Task
Transcribe the whole listing without a single picture.
-- Begin --
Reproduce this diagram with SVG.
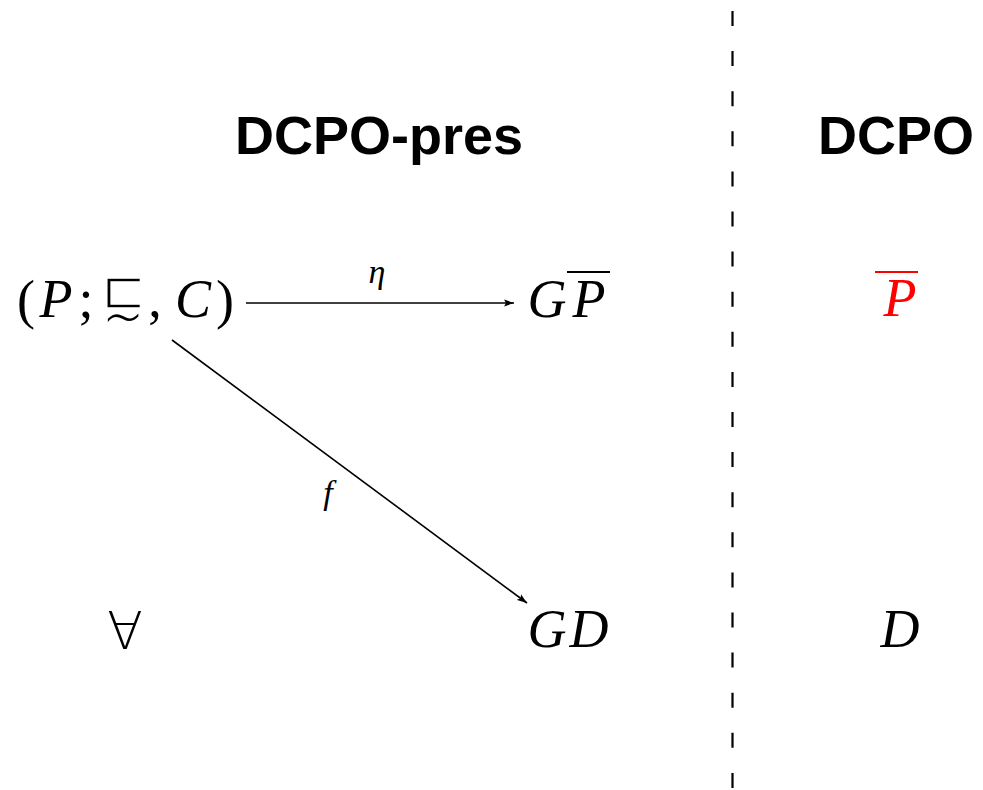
<svg xmlns="http://www.w3.org/2000/svg" width="983" height="790" viewBox="0 0 983 790">
<style>
.title{font-family:"Liberation Sans",Arial,sans-serif;font-weight:bold;font-size:54px;fill:#000;text-anchor:middle}
.m{font-family:"Liberation Serif","Times New Roman",serif;font-style:italic;font-size:54px;fill:#000;text-anchor:middle}
.r{font-family:"Liberation Serif","Times New Roman",serif;font-size:54px;fill:#000;text-anchor:middle}
.sym{font-family:"DejaVu Sans",sans-serif;font-weight:200;fill:#000;text-anchor:middle}
.thin{stroke:#fff;stroke-width:1.6}
.lbl{font-family:"Liberation Serif","Times New Roman",serif;font-style:italic;font-size:34px;fill:#000;text-anchor:middle}
.edge{stroke:#000;stroke-width:1.6;fill:none}
.bar{stroke-width:1.8}
</style>
<defs>
<marker id="ah" viewBox="0 0 10 8" refX="10" refY="4" markerWidth="10" markerHeight="8" markerUnits="userSpaceOnUse" orient="auto">
<path d="M0,0.5 L10,4 L0,7.5 L2,4 Z" fill="#000"/>
</marker>
</defs>
<rect width="983" height="790" fill="#fff"/>
<g id="divider">
<line x1="732.5" y1="11" x2="732.5" y2="790" stroke="#000" stroke-width="2.2" stroke-dasharray="15 25.1"/>
</g>
<g id="title-pres"><text class="title" x="379" y="154">DCPO-pres</text></g>
<g id="title-dcpo"><text class="title" x="896" y="154">DCPO</text></g>
<g id="node-source">
<text class="r" x="26" y="318">(</text>
<text class="m" x="56" y="317">P</text>
<text class="r" x="86" y="317">;</text>
<text class="sym"><tspan class="thin" x="123" y="308" font-size="54">⊏</tspan><tspan x="123" y="340" font-size="64">∼</tspan></text>
<text class="r" x="155" y="317">,</text>
<text class="m" x="193" y="317">C</text>
<text class="r" x="225" y="318">)</text>
</g>
<g id="node-GPbar">
<text class="m" x="547" y="317">G</text>
<text class="m" x="589" y="317">P</text>
<line x1="567" y1="272" x2="610" y2="272" stroke="#000" class="bar"/>
</g>
<g id="node-Pbar">
<text class="m" x="900" y="316" style="fill:#ff0000">P</text>
<line x1="875" y1="272" x2="918" y2="272" stroke="#ff0000" class="bar"/>
</g>
<g id="node-forall"><text class="sym" x="125" y="649" font-size="52">∀</text></g>
<g id="node-GD">
<text class="m" x="547" y="647">G</text>
<text class="m" x="589" y="647">D</text>
</g>
<g id="node-D"><text class="m" x="900" y="647">D</text></g>
<g id="connectors">
<line class="edge" x1="246" y1="303" x2="514" y2="303" marker-end="url(#ah)"/>
<line class="edge" x1="172" y1="340" x2="527" y2="603" marker-end="url(#ah)"/>
<text class="lbl" x="377" y="283">η</text>
<text class="lbl" x="328" y="504">f</text>
</g>
</svg>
-- End --
Expected answer
Reproduce this diagram with SVG.
<svg xmlns="http://www.w3.org/2000/svg" width="983" height="790" viewBox="0 0 983 790">
<style>
.title{font-family:"Liberation Sans",Arial,sans-serif;font-weight:bold;font-size:54px;fill:#000;text-anchor:middle}
.m{font-family:"Liberation Serif","Times New Roman",serif;font-style:italic;font-size:54px;fill:#000;text-anchor:middle}
.r{font-family:"Liberation Serif","Times New Roman",serif;font-size:54px;fill:#000;text-anchor:middle}
.sym{font-family:"DejaVu Sans",sans-serif;font-weight:200;fill:#000;text-anchor:middle}
.thin{stroke:#fff;stroke-width:1.6}
.lbl{font-family:"Liberation Serif","Times New Roman",serif;font-style:italic;font-size:34px;fill:#000;text-anchor:middle}
.edge{stroke:#000;stroke-width:1.6;fill:none}
.bar{stroke-width:1.8}
</style>
<defs>
<marker id="ah" viewBox="0 0 10 8" refX="10" refY="4" markerWidth="10" markerHeight="8" markerUnits="userSpaceOnUse" orient="auto">
<path d="M0,0.5 L10,4 L0,7.5 L2,4 Z" fill="#000"/>
</marker>
</defs>
<rect width="983" height="790" fill="#fff"/>
<g id="divider">
<line x1="732.5" y1="11" x2="732.5" y2="790" stroke="#000" stroke-width="2.2" stroke-dasharray="15 25.1"/>
</g>
<g id="title-pres"><text class="title" x="379" y="154">DCPO-pres</text></g>
<g id="title-dcpo"><text class="title" x="896" y="154">DCPO</text></g>
<g id="node-source">
<text class="r" x="26" y="318">(</text>
<text class="m" x="56" y="317">P</text>
<text class="r" x="86" y="317">;</text>
<text class="sym"><tspan class="thin" x="123" y="308" font-size="54">⊏</tspan><tspan x="123" y="340" font-size="64">∼</tspan></text>
<text class="r" x="155" y="317">,</text>
<text class="m" x="193" y="317">C</text>
<text class="r" x="225" y="318">)</text>
</g>
<g id="node-GPbar">
<text class="m" x="547" y="317">G</text>
<text class="m" x="589" y="317">P</text>
<line x1="567" y1="272" x2="610" y2="272" stroke="#000" class="bar"/>
</g>
<g id="node-Pbar">
<text class="m" x="900" y="316" style="fill:#ff0000">P</text>
<line x1="875" y1="272" x2="918" y2="272" stroke="#ff0000" class="bar"/>
</g>
<g id="node-forall"><text class="sym" x="125" y="649" font-size="52">∀</text></g>
<g id="node-GD">
<text class="m" x="547" y="647">G</text>
<text class="m" x="589" y="647">D</text>
</g>
<g id="node-D"><text class="m" x="900" y="647">D</text></g>
<g id="connectors">
<line class="edge" x1="246" y1="303" x2="514" y2="303" marker-end="url(#ah)"/>
<line class="edge" x1="172" y1="340" x2="527" y2="603" marker-end="url(#ah)"/>
<text class="lbl" x="377" y="283">η</text>
<text class="lbl" x="328" y="504">f</text>
</g>
</svg>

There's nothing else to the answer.